Friday 10 October 2014

World Mental Health Day - researching our treatment

To mark World Mental Health Day Laura Rhodes, Mental Health Practitioner, blogs about her work in the Trust’s Primary Care Mental Health IAPT Partnership (Leeds IAPT) service. You can see more about them on our website.

I’ve worked for Leeds Community Healthcare NHS Trust in the Primary Care mental Health and IAPT Service for six years. Two thirds of my working week is spent as a Mental Health Practitioner, seeing patients for treatment, and the other third of my working week is spent as a Research Practitioner. For World Mental Health week I’m blogging about what I’ve been up to in my research role.

So today, amongst other things, I’ve been busy with recruitment calls.  One study I’ve been recruiting for today is the Coping with Depression study. This study was set up to find out whether the coping style (i.e. our typical ways of managing difficulties in life) affects how well depressed people respond to psychological therapy. We wonder if patients with a particular coping style might respond less well to treatment. If this is the case, it is important to know, and the next logical step would be to identify how we might adapt psychological therapies to make it work better for these patients.

Every week we identify patients who have symptoms of clinical depression and are waiting for ‘high-intensity’ psychological therapies. We send information about the study to these patients and contact them by telephone a week later to see if they are interested in being involved in the study. I made a number of calls yesterday and was able to recruit three new participants to the study. The participants are asked to complete some questionnaires about their typical coping responses during times of adversity before they start therapy.

In the evening I went to Yorkshire Dance in Leeds City Centre to help deliver a pre-therapy training seminar aimed at preparing patients for guided self-help CBT treatment; educating them about how to make the most of treatment.

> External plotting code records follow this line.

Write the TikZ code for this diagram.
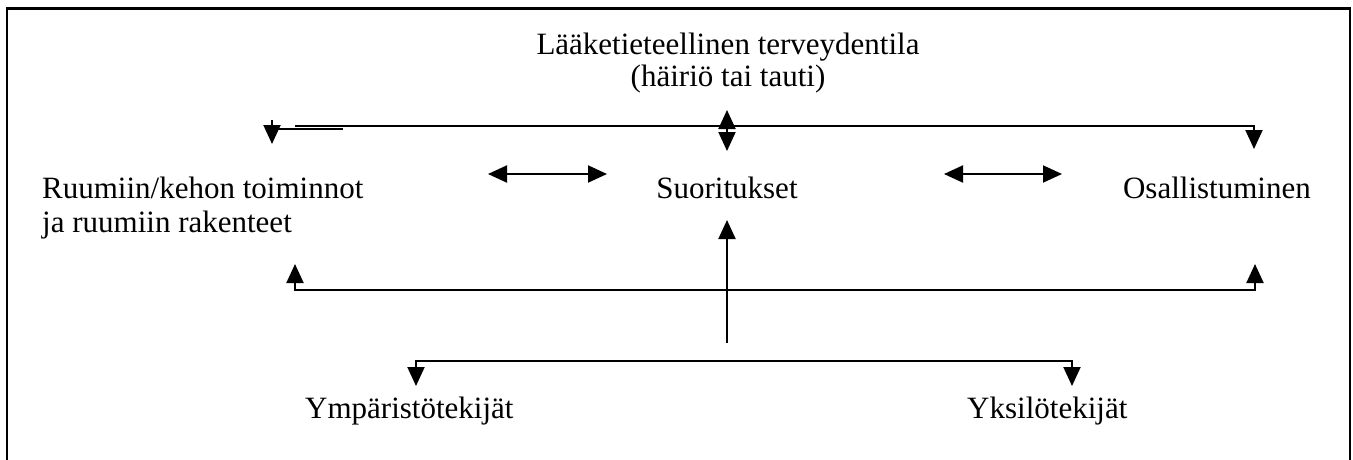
\documentclass[tikz,border=0pt]{standalone}
\usepackage{fontspec}
\setmainfont{Liberation Serif}
\usetikzlibrary{arrows.meta}
\begin{document}
\begin{tikzpicture}[x=1pt,y=-1pt,
  lbl/.style={inner sep=0pt,font=\fontsize{31}{32}\selectfont},
  conn/.style={line width=2pt},
  tip/.style={Triangle[length=19pt,width=17pt]},
  arr/.style={conn,-{Triangle[length=19pt,width=17pt]}},
  darr/.style={conn,{Triangle[length=19pt,width=17pt]}-{Triangle[length=19pt,width=17pt]}}]
\useasboundingbox (0,0) rectangle (1353,459);
% frame
\draw[line width=2.2pt] (7,470) -- (7,8.5) -- (1350,8.5) -- (1350,470);
% texts
\node[lbl,anchor=base] (med1) at (728,54) {Lääketieteellinen terveydentila};
\node[lbl,anchor=base] (med2) at (728,86) {(häiriö tai tauti)};
\node[lbl,anchor=base west] (body1) at (42,198) {Ruumiin/kehon toiminnot};
\node[lbl,anchor=base west] (body2) at (42,232) {ja ruumiin rakenteet};
\node[lbl,anchor=base] (act) at (727,198) {Suoritukset};
\node[lbl,anchor=base east] (part) at (1311,198) {Osallistuminen};
\node[lbl,anchor=base west] (env) at (305,418) {Ympäristötekijät};
\node[lbl,anchor=base west] (pers) at (967,418) {Yksilötekijät};
% coordinates
\coordinate (tl) at (272,120);
\coordinate (tla) at (272,144);
\coordinate (tr) at (1254,126);
\coordinate (tra) at (1254,149);
\coordinate (tm1) at (727,110);
\coordinate (tm2) at (727,151);
\coordinate (la) at (488,174);
\coordinate (lb) at (607,174);
\coordinate (ra) at (944,174);
\coordinate (rb) at (1062,174);
\coordinate (bl) at (295,264);
\coordinate (br) at (1255,264);
\coordinate (bc) at (727,343);
\coordinate (bct) at (727,220);
\coordinate (ll) at (416,386);
\coordinate (lr) at (1072,386);
% top bar
\draw[arr] (295,125.5) -| (tra);
\draw[arr] (tl) -- (tla);
\draw[conn] (272,128.5) -- (343,128.5);
\draw[darr] (tm1) -- (tm2);
% horizontal double arrows
\draw[darr] (la) -- (lb);
\draw[darr] (ra) -- (rb);
% bottom bar
\draw[arr] (727,290) -| (bl);
\draw[arr] (727,290) -| (br);
\draw[arr] (bc) -- (bct);
% lower branch
\draw[arr] (727,361) -| (ll);
\draw[arr] (727,361) -| (lr);
\end{tikzpicture}
\end{document}
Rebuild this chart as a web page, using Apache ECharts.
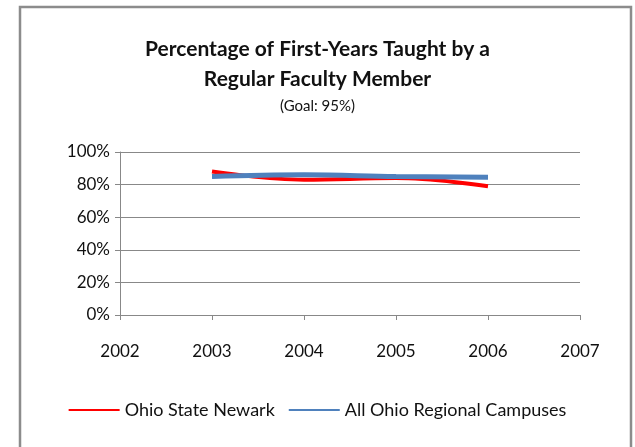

This seminar was set up earlier this year by my colleague, Martin Groom, and I. There is already some evidence that pre-therapy training helps improve outcomes for traditional psychological therapies. But because the seminar is new for our service, and we weren’t aware of any studies trialling the acceptability and effectiveness of pre-therapy training for guided self-help CBT treatment, it was essential to evaluate whether it actually benefits patients, and is therefore worth continuing with. We are evaluating this seminar in two ways:

  1. To establish the acceptability of the seminar to patients. We do this by asking them to complete feedback questionnaires to rate how relevant, how well-delivered, etc. they found the seminar. We compile a feedback report for each seminar, and ratings have been consistently high so we have confidence that the seminars are acceptable.
  2. To see whether patients who attended the seminar have improved treatment outcomes compared to a random sample of patients who, earlier this year, were not invited to the seminar. We hope to have the results available for this part of the evaluation ready in the next couple of months.

I always really enjoy doing the seminars and you get a real sense that the seminar helps to enthuse people not only for their treatment sessions, but also to start having a go at using some of the CBT self-help ideas and techniques we talk about in the seminar, to take some steps towards recovery before their treatment sessions even start. 

I finished work at 7.45pm, having started at 8.30am, which makes for a fairly long day!  I’ll be back refreshed for more research work tomorrow.